The case against Bank of America CEO Ken Lewis and former Treasury Secretary Hank Paulson is rock solid. I say go for it. Let the Criminal Indictments Begin: Paulson, Bernanke, Lewis.
New York State Attorney General Andrew Cuomo’s letter to the SEC and Senate Banking Committee on the Bank of America, Merrill Lynch Merger provides strong evidence of coercion to commit securities fraud by former Treasury Secretary Paulson and Fed Chairman Ben Bernanke, and actual securities fraud by Bank of America CEO Kenneth D. Lewis.
Bank of America’s attempt to exit the merger came to a halt on December 21, 2008. That day, Lewis informed Secretary Paulson that Bank of America still wanted to exit the merger agreement. According to Lewis, Secretary Paulson then advised Lewis that, if Bank of America invoked the MAC, its management and Board would be replaced.

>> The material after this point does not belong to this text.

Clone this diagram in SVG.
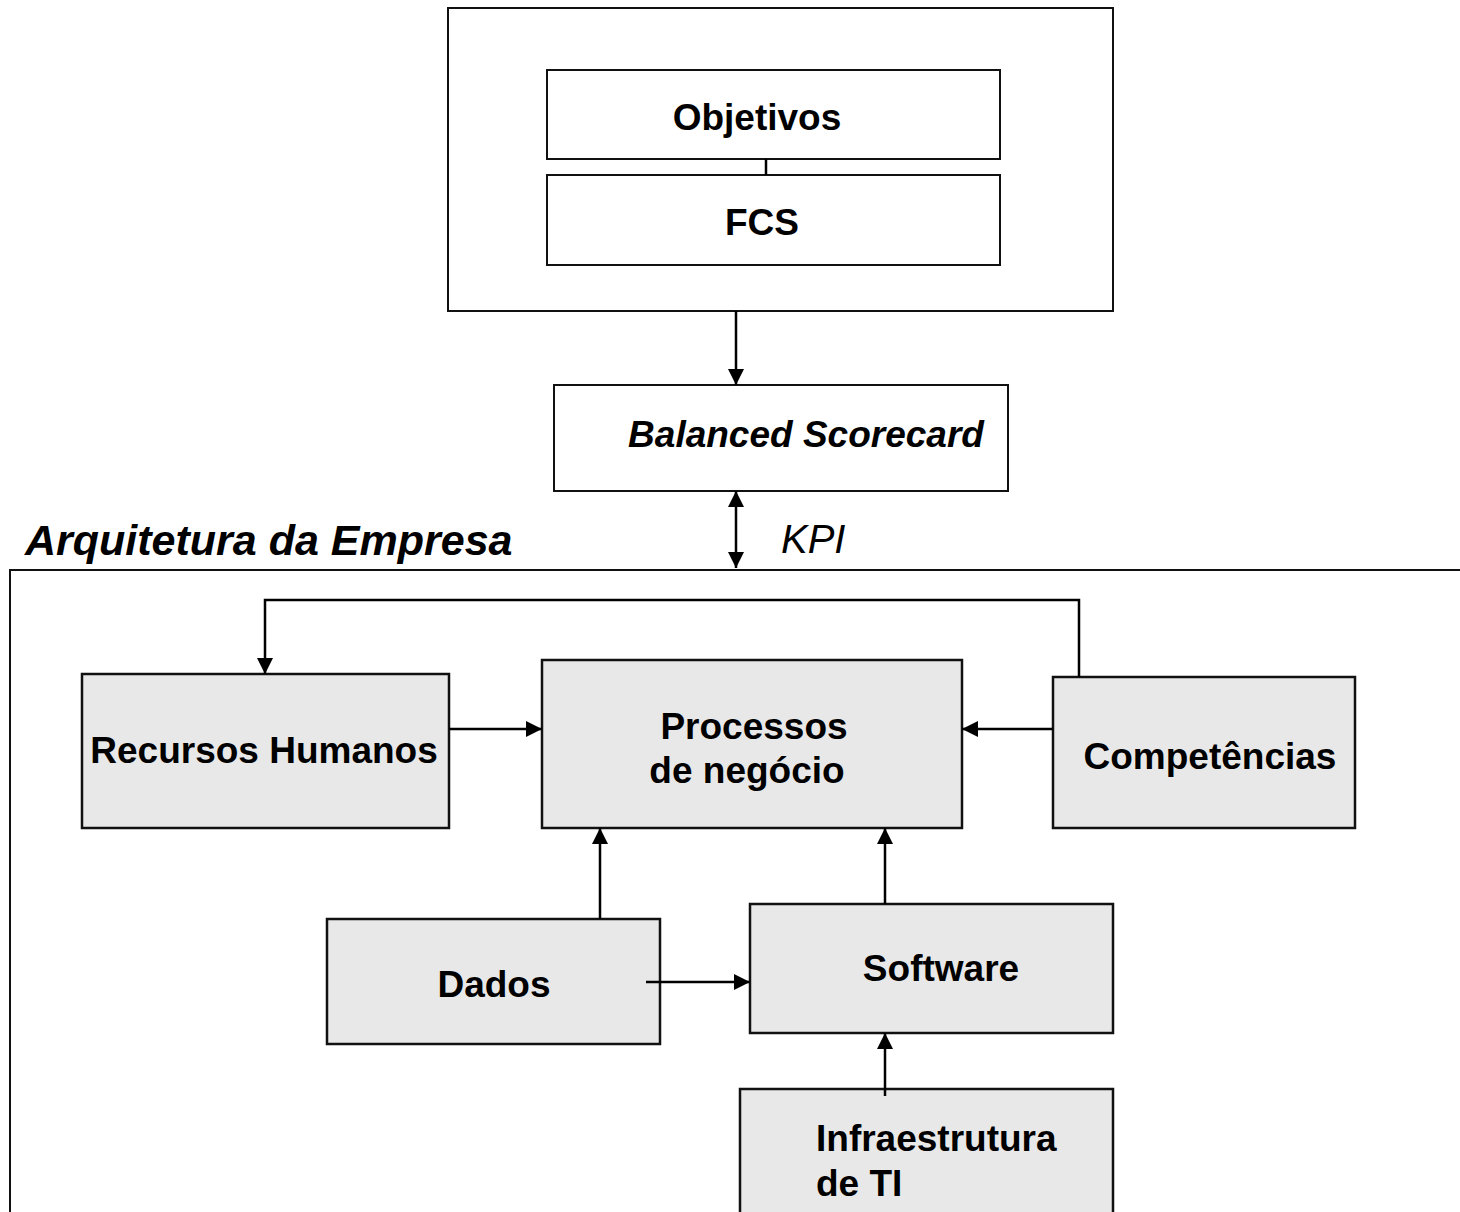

In an interview with this Office, Secretary Paulson largely corroborated Lewis’s account. On the issue of terminating management and the Board, Secretary Paulson indicated that he told Lewis that if Bank of America were to back out of the Merrill Lynch deal, the government either could or would remove the Board and management.
The Fed is largely to blame for the housing/credit bubble by holding interest rates too low, too long. The way to control risk is to get rid of the Fed and its micro-mismanagement of interest rates, not to extend the Fed’s power.